Equal Access, an NGO linked to the New Choice 2004 coalition, studied broadcasts during the month of July and found that positive coverage was only given to Prime Minister Yanukovych, the candidate backed by the pro-Kuchma camp. At the same time, these television stations offered no censure of Yanukovych. The prime minister’s May 6 call to officials to not be afraid of criticism has not led to more critical reporting of his government’s work or himself as a candidate.
The Equal Access report resembles the conclusions of another survey of television coverage made by the Academy of the Ukrainian Press NGO, an offshoot of the National Academy of Sciences’ Institute of Sociology, during the month of July. They concluded that the authorities were mounting a concerted effort to shape public opinion in the elections.
When candidates officially launched their campaigns on July 4, the day’s television coverage was heavily biased in favor of Yanukovych (Zerkalo nedeli, July 10-16). Nearly half of the reports on that day depicted Yanukovych positively, while only 5% were negative. Favorable reports on the rally in Zaporizhzhia held by Yanukovych’s Party of Regions were extensively broadcast.
The television channels controlled by the pro-Kuchma camp frequently air examples of “support” for Yanukovych to give his campaign a sense of momentum that will inevitably lead to his victory. At the same time, TV coverage of opposition rallies take pains to minimize the number of participants. One temnyk (secret order from the Presidential Administration) explicitly instructed television stations on how to cover challenger Viktor Yushchenko’s first election rally on July 4: “When covering the event, do not give long shots of the rally and shots of the crowd; show only groups of drunk people with socially inappropriate or deviant behavior” (Zerkalo nedeli, July 10-16). To minimize the possible damage, Our Ukraine stewards confiscated the vodka that “provocateurs” were distributing at the rally.
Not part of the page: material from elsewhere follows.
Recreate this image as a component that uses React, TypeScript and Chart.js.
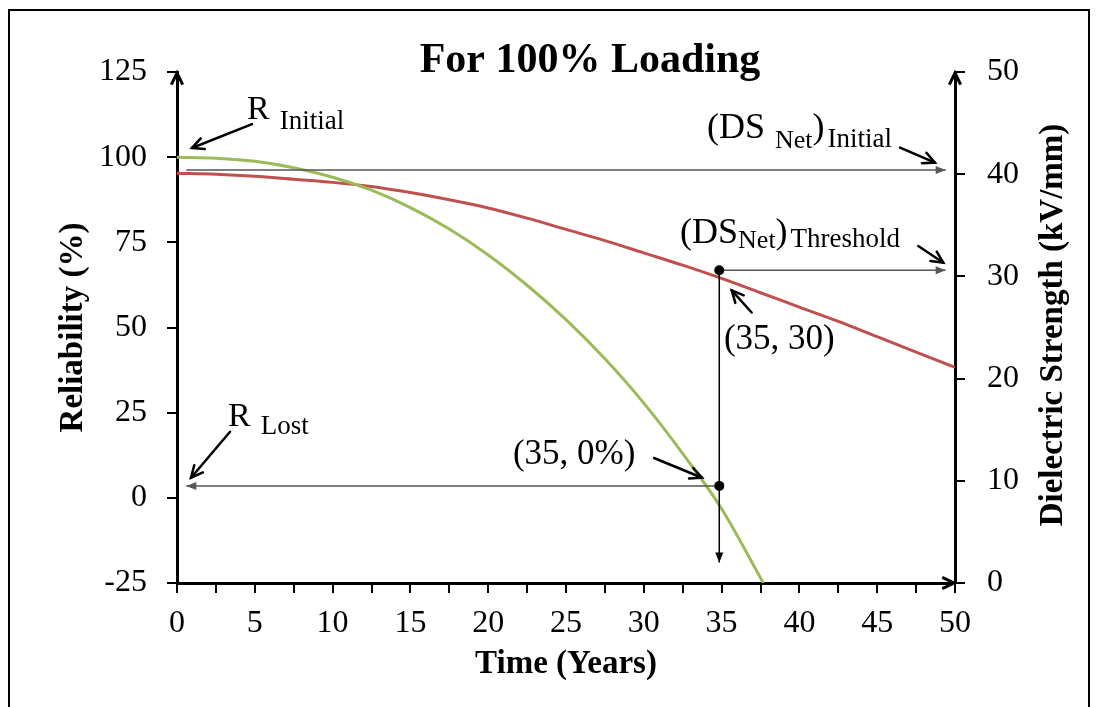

TV coverage also focused on examples of extreme-right support for Yushchenko, such as images of individuals daubing slogans on the Lenin statue in downtown Kyiv or screaming provocative slogans at delegates to the Communist Party congress. “Pro-government TV channels also portrayed Viktor Yushchenko as an anti-Russian politician supported by extreme Ukrainian nationalists,” the BBC Monitoring Research Service (July 8) found. TV channels also reported that the only political party backing Yushchenko was the extreme right All-Ukrainian Liberty Party, formerly the Social National Party.
Defectors from the Kuchma camp also have been subjected to biased television coverage, including Anatoliy Kinakh who is himself standing as a candidate. When his Party of Industrialists and Entrepreneurs (PPPU) held its congress, Ludmilla Zhuk, deputy head of the related Union of Industrialists and Entrepreneurs, complained that TV coverage alleged that most of the delegates backed Yanukovych, rather than Kinakh, as their candidate (Ukrayinska pravda, July 14).
The first major attempt to muzzle Ukraine’s media in a biased manner during an election took place in 1999. The final election monitoring report by the Organization for Security and Cooperation in Europe (OSCE) found that media had failed to provide equal access. Some of the recordings made illicitly in Kuchma’s office by Mykola Melnychenko in 1999 also contain discussions about how to silence critical media outlets. But the current attempt by the authorities to control the media and influence public opinion operates on a far larger scale than in the 1999 elections.